--- Collected data ---
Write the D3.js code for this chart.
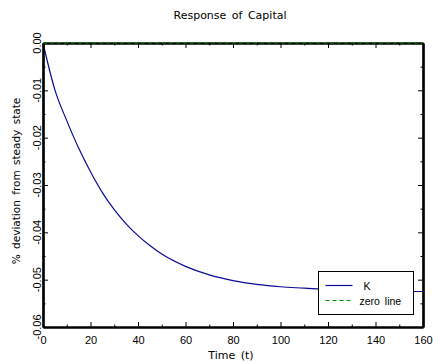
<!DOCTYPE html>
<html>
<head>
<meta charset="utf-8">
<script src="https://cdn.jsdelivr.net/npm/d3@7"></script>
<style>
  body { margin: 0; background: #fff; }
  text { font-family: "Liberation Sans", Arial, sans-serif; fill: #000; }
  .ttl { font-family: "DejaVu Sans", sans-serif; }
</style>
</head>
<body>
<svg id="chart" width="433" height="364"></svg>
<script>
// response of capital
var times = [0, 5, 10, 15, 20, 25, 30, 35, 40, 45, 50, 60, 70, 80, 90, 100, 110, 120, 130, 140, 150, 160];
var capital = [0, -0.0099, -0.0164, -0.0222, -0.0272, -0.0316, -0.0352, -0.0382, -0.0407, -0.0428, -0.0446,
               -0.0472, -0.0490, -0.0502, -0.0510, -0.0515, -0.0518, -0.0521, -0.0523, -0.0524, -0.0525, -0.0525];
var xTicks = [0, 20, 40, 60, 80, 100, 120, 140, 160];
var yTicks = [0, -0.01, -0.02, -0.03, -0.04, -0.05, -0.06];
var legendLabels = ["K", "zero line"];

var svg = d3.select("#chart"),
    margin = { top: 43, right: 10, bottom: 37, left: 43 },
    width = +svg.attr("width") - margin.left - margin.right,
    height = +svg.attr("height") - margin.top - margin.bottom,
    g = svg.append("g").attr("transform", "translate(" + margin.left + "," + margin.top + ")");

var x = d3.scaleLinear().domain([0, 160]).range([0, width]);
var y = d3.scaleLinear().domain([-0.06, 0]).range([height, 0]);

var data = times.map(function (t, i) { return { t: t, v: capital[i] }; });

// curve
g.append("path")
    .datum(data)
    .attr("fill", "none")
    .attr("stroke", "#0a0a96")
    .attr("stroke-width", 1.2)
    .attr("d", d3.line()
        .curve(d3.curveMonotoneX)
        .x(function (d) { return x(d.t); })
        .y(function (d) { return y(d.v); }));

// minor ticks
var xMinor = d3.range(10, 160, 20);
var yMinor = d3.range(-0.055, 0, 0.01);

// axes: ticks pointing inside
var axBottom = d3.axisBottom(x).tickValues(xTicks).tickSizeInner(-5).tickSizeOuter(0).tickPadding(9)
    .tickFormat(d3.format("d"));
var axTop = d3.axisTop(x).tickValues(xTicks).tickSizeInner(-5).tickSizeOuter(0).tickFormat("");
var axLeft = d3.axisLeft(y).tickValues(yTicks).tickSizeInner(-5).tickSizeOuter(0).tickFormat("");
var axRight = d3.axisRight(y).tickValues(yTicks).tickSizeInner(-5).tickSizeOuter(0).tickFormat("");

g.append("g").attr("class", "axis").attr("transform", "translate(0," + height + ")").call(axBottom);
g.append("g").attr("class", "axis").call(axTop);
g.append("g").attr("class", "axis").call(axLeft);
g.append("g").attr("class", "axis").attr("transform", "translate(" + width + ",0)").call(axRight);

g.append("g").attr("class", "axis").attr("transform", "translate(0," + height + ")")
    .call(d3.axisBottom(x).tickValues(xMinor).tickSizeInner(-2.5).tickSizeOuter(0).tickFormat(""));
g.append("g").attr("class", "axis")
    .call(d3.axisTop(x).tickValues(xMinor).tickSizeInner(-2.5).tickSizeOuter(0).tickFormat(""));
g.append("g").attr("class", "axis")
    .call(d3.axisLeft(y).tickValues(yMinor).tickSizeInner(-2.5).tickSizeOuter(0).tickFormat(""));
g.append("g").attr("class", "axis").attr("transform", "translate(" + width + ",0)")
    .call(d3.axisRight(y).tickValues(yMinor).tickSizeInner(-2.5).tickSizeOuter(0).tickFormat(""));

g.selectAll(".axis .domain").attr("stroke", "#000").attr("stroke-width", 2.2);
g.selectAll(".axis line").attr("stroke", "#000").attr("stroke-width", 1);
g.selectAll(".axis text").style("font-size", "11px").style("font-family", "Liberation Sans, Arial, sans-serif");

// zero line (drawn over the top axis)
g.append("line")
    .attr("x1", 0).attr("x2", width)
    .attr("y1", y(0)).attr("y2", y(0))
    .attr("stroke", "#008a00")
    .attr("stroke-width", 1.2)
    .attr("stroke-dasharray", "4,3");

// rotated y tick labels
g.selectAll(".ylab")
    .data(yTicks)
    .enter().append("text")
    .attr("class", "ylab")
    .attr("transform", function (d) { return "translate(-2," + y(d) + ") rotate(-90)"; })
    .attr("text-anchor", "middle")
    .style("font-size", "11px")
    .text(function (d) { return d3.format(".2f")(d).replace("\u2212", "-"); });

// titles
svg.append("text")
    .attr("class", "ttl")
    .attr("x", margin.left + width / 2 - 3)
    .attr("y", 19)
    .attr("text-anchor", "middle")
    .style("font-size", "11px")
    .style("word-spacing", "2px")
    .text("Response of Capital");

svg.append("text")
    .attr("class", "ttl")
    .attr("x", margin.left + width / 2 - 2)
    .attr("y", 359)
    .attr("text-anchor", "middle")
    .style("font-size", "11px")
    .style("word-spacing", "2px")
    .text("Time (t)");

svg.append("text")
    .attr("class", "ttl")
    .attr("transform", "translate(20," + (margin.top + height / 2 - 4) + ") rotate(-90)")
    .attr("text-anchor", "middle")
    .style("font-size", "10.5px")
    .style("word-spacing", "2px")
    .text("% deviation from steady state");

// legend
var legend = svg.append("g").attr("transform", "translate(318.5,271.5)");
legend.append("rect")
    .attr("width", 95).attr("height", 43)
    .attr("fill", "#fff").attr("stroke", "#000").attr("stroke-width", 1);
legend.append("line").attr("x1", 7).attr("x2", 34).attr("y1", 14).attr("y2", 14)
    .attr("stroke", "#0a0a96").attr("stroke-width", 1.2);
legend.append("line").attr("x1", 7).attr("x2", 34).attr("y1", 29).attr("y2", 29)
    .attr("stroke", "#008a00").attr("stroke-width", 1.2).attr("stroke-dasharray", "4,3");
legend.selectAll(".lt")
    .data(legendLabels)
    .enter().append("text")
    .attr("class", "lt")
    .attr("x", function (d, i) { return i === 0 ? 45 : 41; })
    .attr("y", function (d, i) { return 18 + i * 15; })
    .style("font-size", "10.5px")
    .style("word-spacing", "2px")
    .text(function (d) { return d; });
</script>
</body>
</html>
---
→ Task instructions
Your copy of the data should match it exactly, except that pictures are left out.

→ Result
Write the D3.js code for this chart.
<!DOCTYPE html>
<html>
<head>
<meta charset="utf-8">
<script src="https://cdn.jsdelivr.net/npm/d3@7"></script>
<style>
  body { margin: 0; background: #fff; }
  text { font-family: "Liberation Sans", Arial, sans-serif; fill: #000; }
  .ttl { font-family: "DejaVu Sans", sans-serif; }
</style>
</head>
<body>
<svg id="chart" width="433" height="364"></svg>
<script>
// response of capital
var times = [0, 5, 10, 15, 20, 25, 30, 35, 40, 45, 50, 60, 70, 80, 90, 100, 110, 120, 130, 140, 150, 160];
var capital = [0, -0.0099, -0.0164, -0.0222, -0.0272, -0.0316, -0.0352, -0.0382, -0.0407, -0.0428, -0.0446,
               -0.0472, -0.0490, -0.0502, -0.0510, -0.0515, -0.0518, -0.0521, -0.0523, -0.0524, -0.0525, -0.0525];
var xTicks = [0, 20, 40, 60, 80, 100, 120, 140, 160];
var yTicks = [0, -0.01, -0.02, -0.03, -0.04, -0.05, -0.06];
var legendLabels = ["K", "zero line"];

var svg = d3.select("#chart"),
    margin = { top: 43, right: 10, bottom: 37, left: 43 },
    width = +svg.attr("width") - margin.left - margin.right,
    height = +svg.attr("height") - margin.top - margin.bottom,
    g = svg.append("g").attr("transform", "translate(" + margin.left + "," + margin.top + ")");

var x = d3.scaleLinear().domain([0, 160]).range([0, width]);
var y = d3.scaleLinear().domain([-0.06, 0]).range([height, 0]);

var data = times.map(function (t, i) { return { t: t, v: capital[i] }; });

// curve
g.append("path")
    .datum(data)
    .attr("fill", "none")
    .attr("stroke", "#0a0a96")
    .attr("stroke-width", 1.2)
    .attr("d", d3.line()
        .curve(d3.curveMonotoneX)
        .x(function (d) { return x(d.t); })
        .y(function (d) { return y(d.v); }));

// minor ticks
var xMinor = d3.range(10, 160, 20);
var yMinor = d3.range(-0.055, 0, 0.01);

// axes: ticks pointing inside
var axBottom = d3.axisBottom(x).tickValues(xTicks).tickSizeInner(-5).tickSizeOuter(0).tickPadding(9)
    .tickFormat(d3.format("d"));
var axTop = d3.axisTop(x).tickValues(xTicks).tickSizeInner(-5).tickSizeOuter(0).tickFormat("");
var axLeft = d3.axisLeft(y).tickValues(yTicks).tickSizeInner(-5).tickSizeOuter(0).tickFormat("");
var axRight = d3.axisRight(y).tickValues(yTicks).tickSizeInner(-5).tickSizeOuter(0).tickFormat("");

g.append("g").attr("class", "axis").attr("transform", "translate(0," + height + ")").call(axBottom);
g.append("g").attr("class", "axis").call(axTop);
g.append("g").attr("class", "axis").call(axLeft);
g.append("g").attr("class", "axis").attr("transform", "translate(" + width + ",0)").call(axRight);

g.append("g").attr("class", "axis").attr("transform", "translate(0," + height + ")")
    .call(d3.axisBottom(x).tickValues(xMinor).tickSizeInner(-2.5).tickSizeOuter(0).tickFormat(""));
g.append("g").attr("class", "axis")
    .call(d3.axisTop(x).tickValues(xMinor).tickSizeInner(-2.5).tickSizeOuter(0).tickFormat(""));
g.append("g").attr("class", "axis")
    .call(d3.axisLeft(y).tickValues(yMinor).tickSizeInner(-2.5).tickSizeOuter(0).tickFormat(""));
g.append("g").attr("class", "axis").attr("transform", "translate(" + width + ",0)")
    .call(d3.axisRight(y).tickValues(yMinor).tickSizeInner(-2.5).tickSizeOuter(0).tickFormat(""));

g.selectAll(".axis .domain").attr("stroke", "#000").attr("stroke-width", 2.2);
g.selectAll(".axis line").attr("stroke", "#000").attr("stroke-width", 1);
g.selectAll(".axis text").style("font-size", "11px").style("font-family", "Liberation Sans, Arial, sans-serif");

// zero line (drawn over the top axis)
g.append("line")
    .attr("x1", 0).attr("x2", width)
    .attr("y1", y(0)).attr("y2", y(0))
    .attr("stroke", "#008a00")
    .attr("stroke-width", 1.2)
    .attr("stroke-dasharray", "4,3");

// rotated y tick labels
g.selectAll(".ylab")
    .data(yTicks)
    .enter().append("text")
    .attr("class", "ylab")
    .attr("transform", function (d) { return "translate(-2," + y(d) + ") rotate(-90)"; })
    .attr("text-anchor", "middle")
    .style("font-size", "11px")
    .text(function (d) { return d3.format(".2f")(d).replace("\u2212", "-"); });

// titles
svg.append("text")
    .attr("class", "ttl")
    .attr("x", margin.left + width / 2 - 3)
    .attr("y", 19)
    .attr("text-anchor", "middle")
    .style("font-size", "11px")
    .style("word-spacing", "2px")
    .text("Response of Capital");

svg.append("text")
    .attr("class", "ttl")
    .attr("x", margin.left + width / 2 - 2)
    .attr("y", 359)
    .attr("text-anchor", "middle")
    .style("font-size", "11px")
    .style("word-spacing", "2px")
    .text("Time (t)");

svg.append("text")
    .attr("class", "ttl")
    .attr("transform", "translate(20," + (margin.top + height / 2 - 4) + ") rotate(-90)")
    .attr("text-anchor", "middle")
    .style("font-size", "10.5px")
    .style("word-spacing", "2px")
    .text("% deviation from steady state");

// legend
var legend = svg.append("g").attr("transform", "translate(318.5,271.5)");
legend.append("rect")
    .attr("width", 95).attr("height", 43)
    .attr("fill", "#fff").attr("stroke", "#000").attr("stroke-width", 1);
legend.append("line").attr("x1", 7).attr("x2", 34).attr("y1", 14).attr("y2", 14)
    .attr("stroke", "#0a0a96").attr("stroke-width", 1.2);
legend.append("line").attr("x1", 7).attr("x2", 34).attr("y1", 29).attr("y2", 29)
    .attr("stroke", "#008a00").attr("stroke-width", 1.2).attr("stroke-dasharray", "4,3");
legend.selectAll(".lt")
    .data(legendLabels)
    .enter().append("text")
    .attr("class", "lt")
    .attr("x", function (d, i) { return i === 0 ? 45 : 41; })
    .attr("y", function (d, i) { return 18 + i * 15; })
    .style("font-size", "10.5px")
    .style("word-spacing", "2px")
    .text(function (d) { return d; });
</script>
</body>
</html>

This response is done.